──────── Raw data ────────

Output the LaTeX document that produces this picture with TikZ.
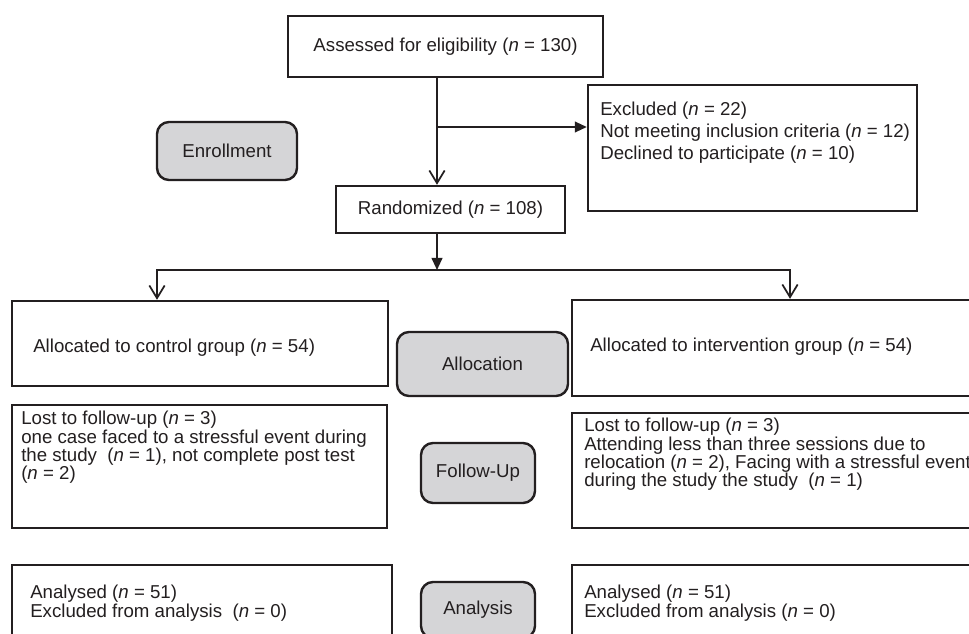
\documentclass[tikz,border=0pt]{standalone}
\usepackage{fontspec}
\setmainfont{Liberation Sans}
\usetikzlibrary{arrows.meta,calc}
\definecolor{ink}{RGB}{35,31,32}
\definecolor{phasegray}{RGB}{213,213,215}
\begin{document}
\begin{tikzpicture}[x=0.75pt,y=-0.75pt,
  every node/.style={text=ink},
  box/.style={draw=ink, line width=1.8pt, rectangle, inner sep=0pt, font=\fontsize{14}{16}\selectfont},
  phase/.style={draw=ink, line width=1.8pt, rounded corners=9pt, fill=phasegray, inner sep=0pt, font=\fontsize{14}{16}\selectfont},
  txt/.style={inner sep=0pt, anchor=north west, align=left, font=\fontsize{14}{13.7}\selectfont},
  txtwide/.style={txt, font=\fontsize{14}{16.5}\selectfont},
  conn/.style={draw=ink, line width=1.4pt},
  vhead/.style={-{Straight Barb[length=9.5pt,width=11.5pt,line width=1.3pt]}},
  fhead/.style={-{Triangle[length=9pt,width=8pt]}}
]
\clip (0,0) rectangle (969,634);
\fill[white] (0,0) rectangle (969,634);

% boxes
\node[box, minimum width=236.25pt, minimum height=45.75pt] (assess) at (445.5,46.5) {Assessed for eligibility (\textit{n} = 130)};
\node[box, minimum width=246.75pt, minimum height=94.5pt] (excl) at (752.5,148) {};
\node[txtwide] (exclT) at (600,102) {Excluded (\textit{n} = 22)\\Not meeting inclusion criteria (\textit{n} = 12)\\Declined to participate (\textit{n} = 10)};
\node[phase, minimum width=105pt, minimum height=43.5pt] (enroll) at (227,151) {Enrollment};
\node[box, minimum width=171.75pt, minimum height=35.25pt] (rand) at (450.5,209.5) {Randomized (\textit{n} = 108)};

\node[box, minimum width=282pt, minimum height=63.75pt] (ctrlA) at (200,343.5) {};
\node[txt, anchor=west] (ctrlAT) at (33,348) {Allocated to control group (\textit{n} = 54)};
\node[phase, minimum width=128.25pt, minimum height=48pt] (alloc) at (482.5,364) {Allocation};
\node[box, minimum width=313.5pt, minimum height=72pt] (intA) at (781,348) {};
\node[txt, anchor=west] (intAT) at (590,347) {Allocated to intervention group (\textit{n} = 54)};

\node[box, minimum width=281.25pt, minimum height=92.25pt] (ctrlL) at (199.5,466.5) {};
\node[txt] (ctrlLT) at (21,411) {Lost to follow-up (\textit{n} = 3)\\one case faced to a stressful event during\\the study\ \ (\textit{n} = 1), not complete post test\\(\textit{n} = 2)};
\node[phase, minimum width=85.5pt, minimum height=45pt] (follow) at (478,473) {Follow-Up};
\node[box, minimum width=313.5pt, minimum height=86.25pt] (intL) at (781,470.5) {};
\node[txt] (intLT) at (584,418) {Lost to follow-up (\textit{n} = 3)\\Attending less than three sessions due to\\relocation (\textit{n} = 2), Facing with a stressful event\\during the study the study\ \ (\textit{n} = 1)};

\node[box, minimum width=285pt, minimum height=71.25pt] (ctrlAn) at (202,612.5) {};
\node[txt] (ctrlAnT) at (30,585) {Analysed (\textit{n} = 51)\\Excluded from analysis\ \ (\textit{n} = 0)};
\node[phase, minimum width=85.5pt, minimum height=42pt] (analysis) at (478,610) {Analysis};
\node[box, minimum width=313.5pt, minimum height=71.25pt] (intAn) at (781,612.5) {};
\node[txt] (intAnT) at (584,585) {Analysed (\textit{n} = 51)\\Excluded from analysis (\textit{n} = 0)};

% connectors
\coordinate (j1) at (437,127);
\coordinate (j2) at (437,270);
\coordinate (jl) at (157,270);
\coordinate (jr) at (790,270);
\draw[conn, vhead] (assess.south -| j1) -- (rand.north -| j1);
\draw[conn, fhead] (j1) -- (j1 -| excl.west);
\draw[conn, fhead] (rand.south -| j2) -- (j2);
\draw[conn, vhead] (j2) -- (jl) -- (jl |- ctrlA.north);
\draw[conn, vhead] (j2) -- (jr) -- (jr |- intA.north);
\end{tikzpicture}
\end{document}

────────

(Aim of the task): Pictures are excluded; copy all other data exactly as shown.

(The output):
Output the LaTeX document that produces this picture with TikZ.
\documentclass[tikz,border=0pt]{standalone}
\usepackage{fontspec}
\setmainfont{Liberation Sans}
\usetikzlibrary{arrows.meta,calc}
\definecolor{ink}{RGB}{35,31,32}
\definecolor{phasegray}{RGB}{213,213,215}
\begin{document}
\begin{tikzpicture}[x=0.75pt,y=-0.75pt,
  every node/.style={text=ink},
  box/.style={draw=ink, line width=1.8pt, rectangle, inner sep=0pt, font=\fontsize{14}{16}\selectfont},
  phase/.style={draw=ink, line width=1.8pt, rounded corners=9pt, fill=phasegray, inner sep=0pt, font=\fontsize{14}{16}\selectfont},
  txt/.style={inner sep=0pt, anchor=north west, align=left, font=\fontsize{14}{13.7}\selectfont},
  txtwide/.style={txt, font=\fontsize{14}{16.5}\selectfont},
  conn/.style={draw=ink, line width=1.4pt},
  vhead/.style={-{Straight Barb[length=9.5pt,width=11.5pt,line width=1.3pt]}},
  fhead/.style={-{Triangle[length=9pt,width=8pt]}}
]
\clip (0,0) rectangle (969,634);
\fill[white] (0,0) rectangle (969,634);

% boxes
\node[box, minimum width=236.25pt, minimum height=45.75pt] (assess) at (445.5,46.5) {Assessed for eligibility (\textit{n} = 130)};
\node[box, minimum width=246.75pt, minimum height=94.5pt] (excl) at (752.5,148) {};
\node[txtwide] (exclT) at (600,102) {Excluded (\textit{n} = 22)\\Not meeting inclusion criteria (\textit{n} = 12)\\Declined to participate (\textit{n} = 10)};
\node[phase, minimum width=105pt, minimum height=43.5pt] (enroll) at (227,151) {Enrollment};
\node[box, minimum width=171.75pt, minimum height=35.25pt] (rand) at (450.5,209.5) {Randomized (\textit{n} = 108)};

\node[box, minimum width=282pt, minimum height=63.75pt] (ctrlA) at (200,343.5) {};
\node[txt, anchor=west] (ctrlAT) at (33,348) {Allocated to control group (\textit{n} = 54)};
\node[phase, minimum width=128.25pt, minimum height=48pt] (alloc) at (482.5,364) {Allocation};
\node[box, minimum width=313.5pt, minimum height=72pt] (intA) at (781,348) {};
\node[txt, anchor=west] (intAT) at (590,347) {Allocated to intervention group (\textit{n} = 54)};

\node[box, minimum width=281.25pt, minimum height=92.25pt] (ctrlL) at (199.5,466.5) {};
\node[txt] (ctrlLT) at (21,411) {Lost to follow-up (\textit{n} = 3)\\one case faced to a stressful event during\\the study\ \ (\textit{n} = 1), not complete post test\\(\textit{n} = 2)};
\node[phase, minimum width=85.5pt, minimum height=45pt] (follow) at (478,473) {Follow-Up};
\node[box, minimum width=313.5pt, minimum height=86.25pt] (intL) at (781,470.5) {};
\node[txt] (intLT) at (584,418) {Lost to follow-up (\textit{n} = 3)\\Attending less than three sessions due to\\relocation (\textit{n} = 2), Facing with a stressful event\\during the study the study\ \ (\textit{n} = 1)};

\node[box, minimum width=285pt, minimum height=71.25pt] (ctrlAn) at (202,612.5) {};
\node[txt] (ctrlAnT) at (30,585) {Analysed (\textit{n} = 51)\\Excluded from analysis\ \ (\textit{n} = 0)};
\node[phase, minimum width=85.5pt, minimum height=42pt] (analysis) at (478,610) {Analysis};
\node[box, minimum width=313.5pt, minimum height=71.25pt] (intAn) at (781,612.5) {};
\node[txt] (intAnT) at (584,585) {Analysed (\textit{n} = 51)\\Excluded from analysis (\textit{n} = 0)};

% connectors
\coordinate (j1) at (437,127);
\coordinate (j2) at (437,270);
\coordinate (jl) at (157,270);
\coordinate (jr) at (790,270);
\draw[conn, vhead] (assess.south -| j1) -- (rand.north -| j1);
\draw[conn, fhead] (j1) -- (j1 -| excl.west);
\draw[conn, fhead] (rand.south -| j2) -- (j2);
\draw[conn, vhead] (j2) -- (jl) -- (jl |- ctrlA.north);
\draw[conn, vhead] (j2) -- (jr) -- (jr |- intA.north);
\end{tikzpicture}
\end{document}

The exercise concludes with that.